OAN’s Chief White House Correspondent Chanel Rion
2:25 PM – Tuesday, June 27, 2023
Only 2 in 10 Americans trust the government in Washington to “do the right thing.” In other words, the vast majority of Americans believe Washington and its ruling class is crooked. Pew Research has tracked American trust in government since 1958. As dismal as this latest poll is, does anyone confess surprise?
Advertisement
“It’s impossible to look at the Hunter Biden situation, the plea deal he’s reached, and to listen to these whistleblowers and not realize that [the DOJ is] a farce” says Bud Cummins, a former US Attorney for the Eastern District of Arkansas under George W. Bush.
IRS whistleblowers Gary Shapley and an unnamed source last week have accused the Biden administration of blocking the US attorney out of Delaware from fully investigating Hunter Biden. Detailing how US Attorney David Wiess in charge of the Biden case has twice applied for Special Counsel status with the Biden DOJ and, twice, the Delaware attorney has been denied.
Biden’s Attorney General Merrick Garland rebuffed these charges.
But Cummins tells OAN – the danger our nation faces goes beyond politics inside the DOJ. Americans are fast realizing the level of corruption and compromise at the DOJ is so rotten they might increasingly justify not recognizing the authority of America’s top law enforcement agency. Cummins, a respected federal prosecutor, had himself become the target of the DOJ’s politicized ire.
In 2018, Cummins became an unexpected player exposing the Biden Bribery accusations out of Ukraine. Cummins was approached by intermediaries for the former Prosecutor General of Ukraine, Yuri Lutsenko. Lutsenko clamed to have information showing money laundering and bank wires tired to the Bidens out of Kiev. Lutsenko was the handpicked successor to Viktor Shokin, the Prosecutor General allegedly fired by Biden for investigating Hunter Biden’s Burisma activity. Cummins took the information to Jeff Berman, the US Attorney for the Southern District of New York. Berman was investigating one of Biden’s business associates in a separate fraud case. Berman’s office never followed up.

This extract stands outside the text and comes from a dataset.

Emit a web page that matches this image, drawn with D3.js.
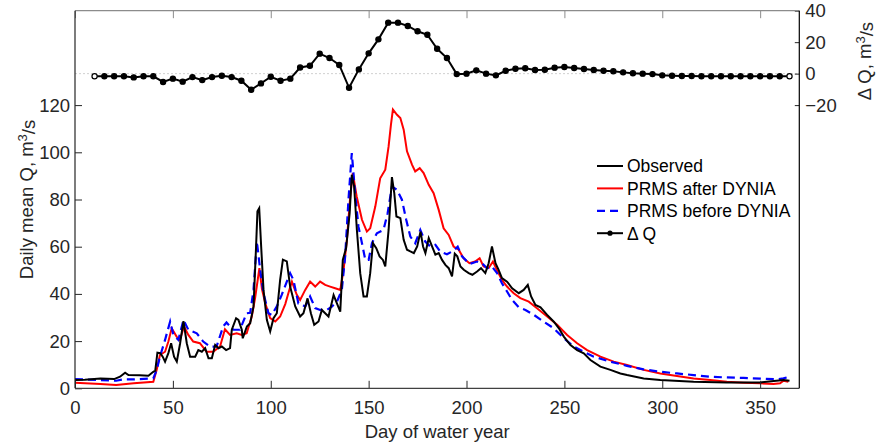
<!DOCTYPE html>
<html>
<head>
<meta charset="utf-8">
<script src="https://cdn.jsdelivr.net/npm/d3@7"></script>
<style>
  body { margin: 0; background: #fff; }
  text { font-family: Arial, "Liberation Sans", Helvetica, sans-serif; }
</style>
</head>
<body>
<svg id="chart" width="878" height="444"></svg>
<script>
// daily mean Q (m3/s), read as [day, Q]
const observed = [[0,3.5],[5,3.6],[13,4.2],[20,3.9],[23,4.9],[25.6,6.6],[27.3,5.6],[33,5.5],[37.5,5.3],[40,7.0],[41,7.5],
  [42.1,15.1],[43.5,14.9],[44.8,13.4],[46,11.3],[47.7,14.9],[49.1,19.1],[50.6,13.4],[52,11.3],[53.7,19.1],[55.4,28.5],
  [57.1,19.1],[58.8,13.4],[61.4,13.4],[63,16.2],[64.8,15.5],[66.5,17],[68.2,12.7],[69.9,12.7],[71.6,18.4],[73.3,17],
  [75,17.7],[77.2,16.2],[79.2,17],[80.1,24.8],[82.3,29.7],[83.5,29],[85.2,24.8],[85.7,21.2],[87.8,26.2],[89.5,27.6],
  [91.2,34.7],[92.5,60.1],[93.2,75],[94.1,76.3],[95.1,60.1],[96.3,41.7],[98,29],[99.7,24.1],[101.4,29.7],[103.1,31.8],
  [104.8,46],[106.2,54.5],[108.2,53.8],[109.9,43.1],[112.5,34.7],[115,30.4],[116.7,31.8],[118.8,38.1],[120.5,31.8],
  [122.2,26.9],[124.4,28.3],[126.1,33.2],[127.8,31.8],[129.5,30.4],[132.1,39.5],[133.8,36],[135.5,32.5],[136.8,54.4],
  [138.5,59.4],[140.3,74.2],[141.4,90.5],[142.6,85.5],[144,67.1],[145.7,48.8],[147.4,38.9],[149.1,38.9],[150.8,48.8],
  [152.2,61.5],[153.9,59.4],[155.6,55.9],[157.3,54.4],[158.5,51.6],[160.2,67.1],[161.9,89.5],[163.1,82.7],[164.2,72.8],
  [166.2,72.1],[167.9,62.9],[169.6,58.7],[171.3,58],[173.1,57.3],[174.8,60.1],[176.5,66.4],[177.8,60.1],[179,57.3],
  [180.7,63.6],[182.4,60.1],[184.1,56.6],[185.8,57.3],[187.5,54.4],[189.2,52.3],[190.9,50.9],[192.6,47.4],[194,57],
  [195.3,55.9],[196.9,51.6],[198.6,50.2],[201.1,48.8],[203,48.1],[205.4,49.5],[207.4,50.9],[209.6,48.8],[211.3,53],
  [213,60.1],[214.8,53],[216.4,50.2],[218.1,46.7],[220.7,45.2],[223.3,42.4],[226.7,40.3],[229.2,41.7],[231.3,43.8],
  [233,38.9],[235.2,35.3],[237.8,34.3],[241.2,31.1],[244.6,28.2],[247.2,25.4],[249.7,21.9],[253.1,18.3],[256.5,16.2],
  [259.9,14.8],[263.3,12],[268.4,9.2],[273.5,7.8],[278.6,6.3],[282,5.6],[290.5,4.2],[299,3.5],[316,2.8],[333,2.5],
  [350,2.5],[357,3.1],[362,3.5],[365,3.2]];

const prmsAfter = [[0,2.4],[13,1.8],[21,1.4],[30,2.1],[40,2.8],[41.7,7.7],[43.4,14.1],[46,15.5],[47.7,19.8],[49.4,25.4],
  [51.9,21.9],[53.6,20.5],[55.7,26.2],[57.9,22.6],[60.4,19.8],[63.8,19.1],[67.2,15.5],[70.6,15.5],[74.1,17.7],[76.6,25],
  [79.2,22.6],[82.6,23.3],[85.2,22.6],[87.7,23.3],[90.3,30.4],[92,38.2],[94.2,50.9],[95.5,42],[97.2,36],[99.7,29.7],
  [102.3,28.3],[104.8,30.4],[107.4,35.7],[109.1,40.6],[110.8,45.2],[113.3,39.6],[115,37.4],[117.6,41.7],[120.1,45.2],
  [122.7,43.1],[125.2,45.2],[127.8,43.8],[130.3,43.1],[132.9,42.4],[135.5,41.7],[137.2,50.2],[138.9,62.9],[140.6,81.3],
  [141.9,91.2],[143.9,81.3],[146.6,71.4],[149.1,66.4],[150.8,67.8],[153.4,77],[155.9,89],[158.5,92.6],[160.2,102.5],
  [161.4,111.7],[162.4,118.1],[164.5,115.9],[166.2,114.5],[167.9,109.6],[169.6,100.4],[172.2,94.7],[173.8,91.9],
  [176.1,93.3],[178.1,91.2],[180.7,86.2],[183.2,82.7],[185.8,75.6],[188.3,67.8],[190.9,65],[193.4,60.1],[196,58.7],
  [198.5,55.1],[201.5,53],[204.4,53.7],[206.7,55.1],[208.7,51.6],[211.3,50.9],[213.5,53.7],[215.5,50.2],[218.1,45.9],
  [220.7,43.1],[224.1,40.3],[227.5,38.2],[231.8,36.7],[236,33.9],[241.2,30.4],[246.3,26.9],[251.4,22.6],[256.5,19.1],
  [261.6,16.2],[268.4,13.4],[275.2,11.3],[282,9.9],[290.5,7.8],[299,6.3],[307.5,5.2],[316,4.2],[324.5,3.5],[333,2.8],
  [341.5,2.4],[350,2.1],[356.8,1.8],[360.2,2.1],[361.9,3.2],[364.4,2.8]];

const prmsBefore = [[0,3.9],[13,3.5],[21,3.2],[25,3.8],[30,3.8],[40,4.2],[41.7,7.7],[43.4,13.4],[46,20.5],[48.6,28.3],
  [50.3,22.6],[52.8,20.5],[55.4,29],[57.9,24.8],[62.2,23.3],[65.5,19.8],[68.9,17.7],[72.3,17.7],[75.7,26.2],[77.4,27.9],
  [80.8,24.8],[84.2,24.8],[87.7,31.8],[89.5,32],[91.2,41.7],[92.9,62.2],[94.6,50.2],[96.3,40.3],[98.8,31.8],[100.5,31.1],
  [103.1,34.7],[105.6,39.6],[108.2,45.2],[109.9,48.8],[111.6,45.9],[114.1,36],[115,36],[117.6,34.6],[120.1,38.9],
  [122.7,34],[125.2,33.2],[128.6,33.2],[131.2,34.6],[133.8,36.7],[136.3,41.7],[138,55.8],[139.7,79.9],[141.4,99.7],
  [143.1,82.7],[144.8,68.5],[146.6,61.5],[148.3,54.4],[150,54.4],[151.7,61.5],[154.2,65.7],[157.6,67.1],[159.7,74.2],
  [161.9,85.5],[164.5,84.1],[167,79.9],[169.2,71.4],[171.3,64.3],[173.8,61.5],[176.4,67.1],[178.9,62.2],[181.5,60.1],
  [184.1,60.8],[186.6,57.9],[190,56.8],[193.4,58.3],[195.5,60],[197.7,55.9],[201.5,52.7],[205.4,53.7],[207.9,53],
  [210.5,50.9],[213,51.6],[215.6,48.8],[218.1,44.5],[220.7,41],[223.3,37.4],[226.7,34.3],[230.1,33.2],[234.4,31.1],
  [239.5,28.2],[244.6,25.4],[249.7,21.2],[254.8,17.7],[259.9,15.5],[265,13.4],[273.5,11.3],[282,9.5],[290.5,8],[299,7],
  [307.5,6.3],[316,5.6],[324.5,4.9],[333,4.6],[341.5,4.4],[350,4.1],[358.5,3.8],[361.9,4.2],[363.6,4.6],[364.6,4.1]];

// delta Q every 5 days from day 10 to 365
const dqDays = d3.range(10, 366, 5);
const dqValues = [-1.7,-1.7,-1.7,-1.7,-2.4,-1.7,-1.7,-5.3,-3.2,-5.1,-2.2,-4.1,-2.2,-1.3,-2.2,-4.5,-10.2,-6.2,-2,-4.5,
  -3.2,3.9,5.0,12.7,9.9,5.5,-9.0,2.7,12.9,21.8,32.4,32.4,30.3,26.9,24.7,15.8,9.9,-0.3,0,2.1,0,-1.1,1.8,3.1,3.4,2.3,
  2.5,3.8,4.2,3.6,2.9,2.3,1.8,1.5,0.8,0.2,0,-0.3,-1.1,-1.3,-1.5,-1.5,-1.7,-1.7,-1.7,-1.7,-1.7,-1.7,-1.7,-1.7,-1.7,-1.7];

const xTicks = [0,50,100,150,200,250,300,350];
const yTicks = [0,20,40,60,80,100,120];
const yRTicks = [-20,0,20,40];
const legendItems = ["Observed","PRMS after DYNIA","PRMS before DYNIA","\u0394 Q"];

let mLeft = 75, mRight = 799.3, mTop = 10.7, mBottom = 388.3;
let svg = d3.select('#chart');

let x = d3.scaleLinear().domain([0,370]).range([mLeft,mRight]);
let y = d3.scaleLinear().domain([0,160]).range([mBottom,mTop]);
let yR = d3.scaleLinear().domain([-200,40]).range([mBottom,mTop]);

let axisColor = '#262626';

// zero line of delta Q axis
svg.append('line')
  .attr('x1', mLeft).attr('x2', mRight)
  .attr('y1', yR(0)).attr('y2', yR(0))
  .attr('stroke', '#d0d0d0').attr('stroke-width', 1)
  .attr('stroke-dasharray', '2,2');

let line = d3.line().x(d => x(d[0])).y(d => y(d[1]));

svg.append('path').datum(prmsAfter)
  .attr('d', line).attr('fill','none')
  .attr('stroke','#ff0000').attr('stroke-width',2);

svg.append('path').datum(prmsBefore)
  .attr('d', line).attr('fill','none')
  .attr('stroke','#0000ff').attr('stroke-width',2.2)
  .attr('stroke-dasharray','8,5');

svg.append('path').datum(observed)
  .attr('d', line).attr('fill','none')
  .attr('stroke','#000').attr('stroke-width',2);

let dq = dqDays.map((d,i) => [d, dqValues[i]]);
let dqLine = d3.line().x(d => x(d[0])).y(d => yR(d[1]));
svg.append('path').datum(dq)
  .attr('d', dqLine).attr('fill','none')
  .attr('stroke','#000').attr('stroke-width',2);
svg.append('g').selectAll('circle').data(dq).enter()
  .append('circle')
  .attr('cx', d => x(d[0])).attr('cy', d => yR(d[1]))
  .attr('r', 2.6)
  .attr('fill', (d,i) => (i === 0 || i === dq.length-1) ? '#fff' : '#000')
  .attr('stroke', '#000').attr('stroke-width', 1.2);

// axes
let gx = svg.append('g').attr('transform', `translate(0,${mBottom})`)
  .call(d3.axisBottom(x).tickValues(xTicks).tickSizeInner(-7.5).tickSizeOuter(0).tickPadding(13));
let gxTop = svg.append('g').attr('transform', `translate(0,${mTop})`)
  .call(d3.axisTop(x).tickValues(xTicks).tickSizeInner(-7.5).tickSizeOuter(0).tickFormat(''));
let gy = svg.append('g').attr('transform', `translate(${mLeft},0)`)
  .call(d3.axisLeft(y).tickValues(yTicks).tickSizeInner(-7).tickSizeOuter(0).tickPadding(5));
let gyR = svg.append('g').attr('transform', `translate(${mRight},0)`)
  .call(d3.axisRight(yR).tickValues(yRTicks).tickSizeInner(-4.5).tickSizeOuter(0).tickPadding(6));

[gx, gxTop, gy, gyR].forEach(g => {
  g.select('.domain').remove();
  g.selectAll('.tick line').attr('stroke', axisColor).attr('stroke-width', 1);
  g.selectAll('.tick text').attr('fill', axisColor).style('font-size', '18.5px');
});
gxTop.selectAll('.tick line').attr('stroke', '#8c8c8c');

// box
svg.append('line').attr('x1',mLeft).attr('x2',mRight).attr('y1',mTop).attr('y2',mTop)
  .attr('stroke','#8c8c8c').attr('stroke-width',1.2);
svg.append('line').attr('x1',mLeft).attr('x2',mRight).attr('y1',mBottom).attr('y2',mBottom)
  .attr('stroke','#404040').attr('stroke-width',1.2);
svg.append('line').attr('x1',mLeft).attr('x2',mLeft).attr('y1',mTop).attr('y2',mBottom)
  .attr('stroke',axisColor).attr('stroke-width',1.2);
svg.append('line').attr('x1',mRight).attr('x2',mRight).attr('y1',mTop).attr('y2',mBottom)
  .attr('stroke','#000').attr('stroke-width',1.2);

// axis labels
svg.append('text')
  .attr('x', (mLeft+mRight)/2).attr('y', 438)
  .attr('text-anchor','middle').attr('fill',axisColor)
  .style('font-size','18.5px')
  .text('Day of water year');

let yl = svg.append('text')
  .attr('transform', `translate(33,${(mTop+mBottom)/2}) rotate(-90)`)
  .attr('text-anchor','middle').attr('fill',axisColor)
  .style('font-size','18.5px');
yl.append('tspan').text('Daily mean Q, m');
yl.append('tspan').attr('dy','-0.45em').style('font-size','13px').text('3');
yl.append('tspan').attr('dy','0.45em').text('/s');

let yrl = svg.append('text')
  .attr('transform', `translate(871,${yR(8)}) rotate(-90)`)
  .attr('text-anchor','middle').attr('fill',axisColor)
  .style('font-size','18.5px');
yrl.append('tspan').text('\u0394 Q, m');
yrl.append('tspan').attr('dy','-0.45em').style('font-size','13px').text('3');
yrl.append('tspan').attr('dy','0.45em').text('/s');

// legend
let lg = svg.append('g');
let styles = [
  {stroke:'#000', dash:null, w:2},
  {stroke:'#ff0000', dash:null, w:2},
  {stroke:'#0000ff', dash:'8,5', w:2.2},
  {stroke:'#000', dash:null, w:2}
];
legendItems.forEach((name, i) => {
  let ly = 166 + i*22.4;
  lg.append('line')
    .attr('x1', 597).attr('x2', 623).attr('y1', ly).attr('y2', ly)
    .attr('stroke', styles[i].stroke).attr('stroke-width', styles[i].w)
    .attr('stroke-dasharray', styles[i].dash);
  if(i === 3){
    lg.append('circle').attr('cx', 610).attr('cy', ly).attr('r', 2.6).attr('fill','#000');
  }
  lg.append('text')
    .attr('x', 627).attr('y', ly).attr('dy','0.36em')
    .attr('fill','#000').style('font-size','17.5px')
    .text(name);
});
</script>
</body>
</html>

Fast forward forward to 2022 and Cummins received a surprising notification: “Last year I got an email from Apple that informed me that three years prior in 2019, which is approximately a year after I made the call to Jeff Berman, [Apple] had received a grand jury subpoena for my information out of the Southern District of New York.” Cummins believes the subpoena is tied to the office investigating him instead of investigating the allegations against Biden and his associates.
“A good part of our survival as a nation depends on a neutral administration of law, of justice.” Cummins says. “We’ve all heard of Banana Republics where presidents get elected and exile their opponents or investigate or imprison their opponents or let their friends go to Ukraine, go to Russia and see who gets to be an oligarch and who gets prosecuted. We don’t want to become that, but we’re swiftly heading that way.”
Cummins warns the next chapter gets dangerous: “When people lose confidence in the legitimacy of law enforcement, bad things happen. People start resisting arrests. People start not respecting the authority of the government.”
To this point, while Cummins believes Donald Trump’s documents probe has been marred by poor judgment, Cummins argues that the 45th president can justify his actions in light of the DOJ’s political compromise:
“His best defense may be that his crime is refusing to respect the authority of the people that were giving him subpoenas – who happened to be the same people that just drug his administration through a totally faked up two year Russia probe and tried to ruin his presidency. Maybe at some point it’s okay for us to tell the FBI no, or tell the Department of Justice or the court, we no longer as citizens want to respect their authority.” But Cummins adds, “we don’t want to go there. We want to fix it.”
House Speaker Kevin McCarthy has this week stated he plans to bring impeachment inquiries into Attorney General Merrick Garland by July 6.